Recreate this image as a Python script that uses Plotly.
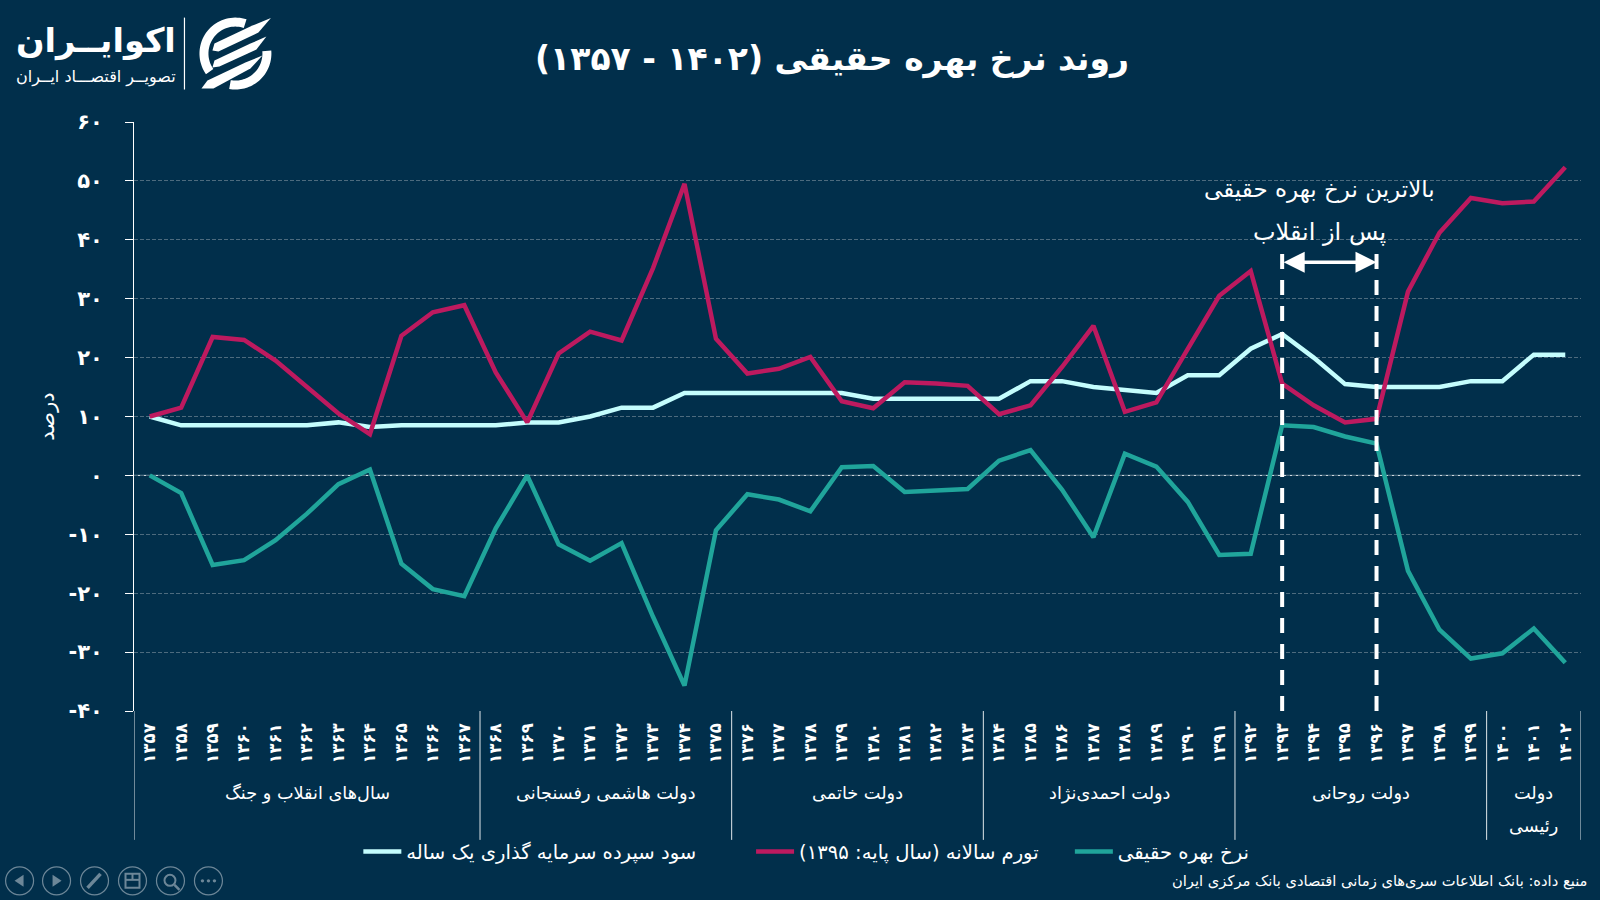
import numpy as np
import plotly.graph_objects as go

BG = "#012f4b"
CYAN = "#c4fdfd"
RED = "#bd1a5f"
TEAL = "#20a59b"
FONT = "DejaVu Sans"

FA = str.maketrans("0123456789", "۰۱۲۳۴۵۶۷۸۹")
years = [str(y).translate(FA) for y in range(1357, 1403)]

deposit = [10, 8.5, 8.5, 8.5, 8.5, 8.5, 9, 8.2, 8.5, 8.5, 8.5, 8.5, 9, 9, 10, 11.5, 11.5, 14, 14, 14, 14, 14, 14, 13,
           13, 13, 13, 13, 16, 16, 15, 14.5, 14, 17, 17, 21.5, 24, 20, 15.5, 15, 15, 15, 16, 16, 20.5, 20.5]
inflation = [10, 11.5, 23.5, 23, 19.5, 15, 10.5, 7, 23.7, 27.7, 28.9, 17.5, 9, 20.7, 24.4, 22.9, 35.2, 49.5, 23.2, 17.3,
             18.1, 20.1, 12.6, 11.4, 15.8, 15.6, 15.2, 10.4, 11.9, 18.4, 25.4, 10.8, 12.4, 21.5, 30.5, 34.7, 15.6, 11.9,
             9, 9.6, 31.2, 41.2, 47.1, 46.2, 46.5, 52.3]
real_rate = [0, -3, -15.2, -14.4, -11, -6.5, -1.5, 1, -15, -19.3, -20.5, -9, 0, -11.7, -14.5, -11.5, -24, -35.7, -9.3,
             -3.2, -4.1, -6.1, 1.4, 1.6, -2.8, -2.6, -2.3, 2.5, 4.3, -2.4, -10.5, 3.7, 1.5, -4.5, -13.5, -13.3, 8.5,
             8.2, 6.6, 5.4, -16.2, -26.2, -31.1, -30.2, -26, -31.8]

y_vals = [60, 50, 40, 30, 20, 10, 0, -10, -20, -30, -40]
y_text = [("-" if v < 0 else "") + str(abs(v)).translate(FA) for v in y_vals]

groups = ["سال‌های انقلاب و جنگ", "دولت هاشمی رفسنجانی", "دولت خاتمی", "دولت احمدی‌نژاد", "دولت روحانی", "دولت|رئیسی"]
group_edges = [-0.5, 10.5, 18.5, 26.5, 34.5, 42.5, 45.5]

series_names = ["سود سپرده سرمایه گذاری یک ساله", "تورم سالانه (سال پایه: ۱۳۹۵)\u200f", "نرخ بهره حقیقی"]
title_text = "روند نرخ بهره حقیقی (۱۴۰۲ - ۱۳۵۷)\u200f"
source_text = "منبع داده: بانک اطلاعات سری‌های زمانی اقتصادی بانک مرکزی ایران"

# plot frame in page pixels
L, R, T, B = 133.5, 1581.5, 121.5, 711.0
W, H = 1600, 900
px = lambda x: (x - L) / (R - L)
py = lambda y: (B - y) / (B - T)


def path(points, close=True):
    s = "M" + " L".join(f"{px(x):.5f},{py(y):.5f}" for x, y in points)
    return s + (" Z" if close else "")


def ring(cx, cy, r0, r1, a0, a1, n=40):
    a = np.radians(np.linspace(a0, a1, n))
    outer = [(cx + r1 * np.cos(t), cy - r1 * np.sin(t)) for t in a]
    inner = [(cx + r0 * np.cos(t), cy - r0 * np.sin(t)) for t in a[::-1]]
    return outer + inner


def deco(points, fill="white", line="rgba(0,0,0,0)", width=0, close=True):
    return dict(type="path", xref="paper", yref="paper", path=path(points, close), fillcolor=fill if close else None,
                line=dict(color=line, width=width), layer="above")


fig = go.Figure()
fig.add_trace(go.Scatter(x=years, y=real_rate, name=series_names[2], mode="lines", legend="legend3",
                         line=dict(color=TEAL, width=4.5, shape="linear")))
fig.add_trace(go.Scatter(x=years, y=deposit, name=series_names[0], mode="lines", legend="legend",
                         line=dict(color=CYAN, width=4.5)))
fig.add_trace(go.Scatter(x=years, y=inflation, name=series_names[1], mode="lines", legend="legend2",
                         line=dict(color=RED, width=4.5)))

shapes = []
# zero line
shapes.append(dict(type="line", xref="paper", yref="y", x0=0, x1=1, y0=0, y1=0,
                   line=dict(color="#e8eef2", width=1), layer="below"))
# government separators
for e in group_edges:
    shapes.append(dict(type="line", xref="x", yref="paper", x0=e, x1=e, y0=0, y1=py(840),
                       line=dict(color="#dfe6ea", width=1)))
# highlighted period
for e in (36, 39):
    shapes.append(dict(type="line", xref="x", yref="paper", x0=e, x1=e, y0=0, y1=py(248),
                       line=dict(color="white", width=4, dash="15px,11px"), layer="above"))

# logo
shapes.append(dict(type="line", xref="paper", yref="paper", x0=px(184), x1=px(184), y0=py(17), y1=py(89),
                   line=dict(color="white", width=1.2)))
cx, cy = 235, 53
shapes.append(deco(ring(cx, cy, 27, 36, 72, 215)))
shapes.append(deco(ring(cx, cy, 27, 36, -100, 5)))
shapes.append(deco([(270.5, 17.5), (258, 32), (218, 51), (212, 50), (214, 43), (252, 25)]))
shapes.append(deco([(266, 36), (256, 49), (219, 66), (212, 67), (214, 60), (250, 43)]))
shapes.append(deco([(262, 55), (250, 68), (213, 88), (201, 88), (207, 80), (245, 62)]))

# bottom-left viewer controls
ICON = "#6d8798"
for cxi in (19, 56, 94, 132, 170, 208):
    shapes.append(dict(type="circle", xref="paper", yref="paper", x0=px(cxi - 14), x1=px(cxi + 14),
                       y0=py(881 - 14), y1=py(881 + 14), line=dict(color=ICON, width=1.2)))
shapes.append(deco([(14, 881), (23, 875), (23, 887)], fill=ICON))
shapes.append(deco([(61, 881), (52, 875), (52, 887)], fill=ICON))
shapes.append(deco([(87, 888), (100, 874)], line=ICON, width=3.5, close=False))
shapes.append(deco([(125, 874), (139, 874), (139, 888), (125, 888)], fill="rgba(0,0,0,0)", line=ICON, width=2))
shapes.append(deco([(125, 880), (139, 880)], line=ICON, width=2, close=False))
shapes.append(deco([(132, 874), (132, 880)], line=ICON, width=2, close=False))
shapes.append(dict(type="circle", xref="paper", yref="paper", x0=px(164), x1=px(175), y0=py(875), y1=py(886),
                   line=dict(color=ICON, width=2)))
shapes.append(deco([(174, 885), (179, 890)], line=ICON, width=2.5, close=False))
for dx in (-6, 0, 6):
    shapes.append(dict(type="circle", xref="paper", yref="paper", x0=px(208 + dx - 1.7), x1=px(208 + dx + 1.7),
                       y0=py(879.3), y1=py(882.7), fillcolor=ICON, line=dict(color=ICON, width=0)))

ann = []
mid = dict(showarrow=False, yanchor="middle")
# title
ann.append(dict(text="<b>" + title_text + "</b>", xref="paper", yref="paper", x=px(832), y=py(58), xanchor="center",
                font=dict(size=33, color="white", family=FONT), **mid))
# logo text
ann.append(dict(text="<b>اکوایــران</b>", xref="paper", yref="paper", x=px(178), y=py(40), xanchor="right",
                font=dict(size=33.5, color="white", family=FONT), **mid))
ann.append(dict(text="تصویــر اقتصـــاد ایــران", xref="paper", yref="paper", x=px(178), y=py(76), xanchor="right",
                font=dict(size=16, color="white", family=FONT), **mid))
# government labels
for i, g in enumerate(groups):
    parts = g.split("|")
    for j, part in enumerate(parts):
        ann.append(dict(text=part, xref="x", yref="paper", x=(group_edges[i] + group_edges[i + 1]) / 2,
                        y=py(794 + 32 * j), xanchor="center",
                        font=dict(size=17.7, color="white", family=FONT), **mid))
# callout
ann.append(dict(text="بالاترین نرخ بهره حقیقی", xref="x", yref="paper", x=37.2, y=py(189), xanchor="center",
                font=dict(size=23, color="white", family=FONT), **mid))
ann.append(dict(text="پس از انقلاب", xref="x", yref="paper", x=37.2, y=py(232), xanchor="center",
                font=dict(size=24, color="white", family=FONT), **mid))
ann.append(dict(text="", x=39, y=36.2, ax=36, ay=36.2, xref="x", yref="y", axref="x", ayref="y", showarrow=True,
                arrowhead=2, arrowside="end+start", arrowsize=1.2, arrowwidth=3.5, arrowcolor="white"))
# source
ann.append(dict(text=source_text, xref="paper", yref="paper", x=px(1590), y=py(881), xanchor="right",
                font=dict(size=14.7, color="white", family=FONT), **mid))

leg_font = dict(size=19.6, color="white", family=FONT)
leg = lambda x: dict(x=px(x), y=py(852), xanchor="left", yanchor="middle", orientation="h", font=leg_font,
                     bgcolor="rgba(0,0,0,0)", itemwidth=38, itemclick=False, itemdoubleclick=False)

fig.update_layout(
    width=W, height=H, autosize=False,
    margin=dict(l=L, r=W - R, t=T, b=H - B, pad=0),
    paper_bgcolor=BG, plot_bgcolor=BG,
    font=dict(family=FONT, color="white"),
    showlegend=True,
    legend=leg(358), legend2=leg(751), legend3=leg(1070),
    shapes=shapes, annotations=ann,
    xaxis=dict(type="category", categoryorder="array", categoryarray=years, range=[-0.5, 45.5],
               tickmode="array", tickvals=years, ticktext=["<b>" + t + "</b>" for t in years], tickangle=-90,
               tickfont=dict(size=16.5, color="white", family=FONT), ticks="", showgrid=False, zeroline=False,
               showline=False, ticklabelstandoff=8),
    yaxis=dict(range=[-40, 60], tickmode="array", tickvals=y_vals, ticktext=["<b>" + t + "</b>" for t in y_text],
               tickfont=dict(size=21, color="white", family=FONT), ticks="outside", ticklen=8, tickwidth=1,
               tickcolor="white", showline=True, linecolor="white", linewidth=1, zeroline=False,
               showgrid=True, gridcolor="#4d6b7e", griddash="4px,2px", gridwidth=1, ticklabelstandoff=18,
               title=dict(text="درصد", font=dict(size=21, color="white", family=FONT), standoff=8)),
)

fig.write_html("out.html", post_script="document.body.style.margin='0';document.body.style.overflow='hidden';",
               config=dict(displayModeBar=False))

------------------------------------------------------------------------

Problem details —
Up to and including the line containing "years = [str(y).translate(FA)", repeat every line from the start of the data, but none of the pictures.

Answer to the problem —
Recreate this image as a Python script that uses Plotly.
import numpy as np
import plotly.graph_objects as go

BG = "#012f4b"
CYAN = "#c4fdfd"
RED = "#bd1a5f"
TEAL = "#20a59b"
FONT = "DejaVu Sans"

FA = str.maketrans("0123456789", "۰۱۲۳۴۵۶۷۸۹")
years = [str(y).translate(FA) for y in range(1357, 1403)]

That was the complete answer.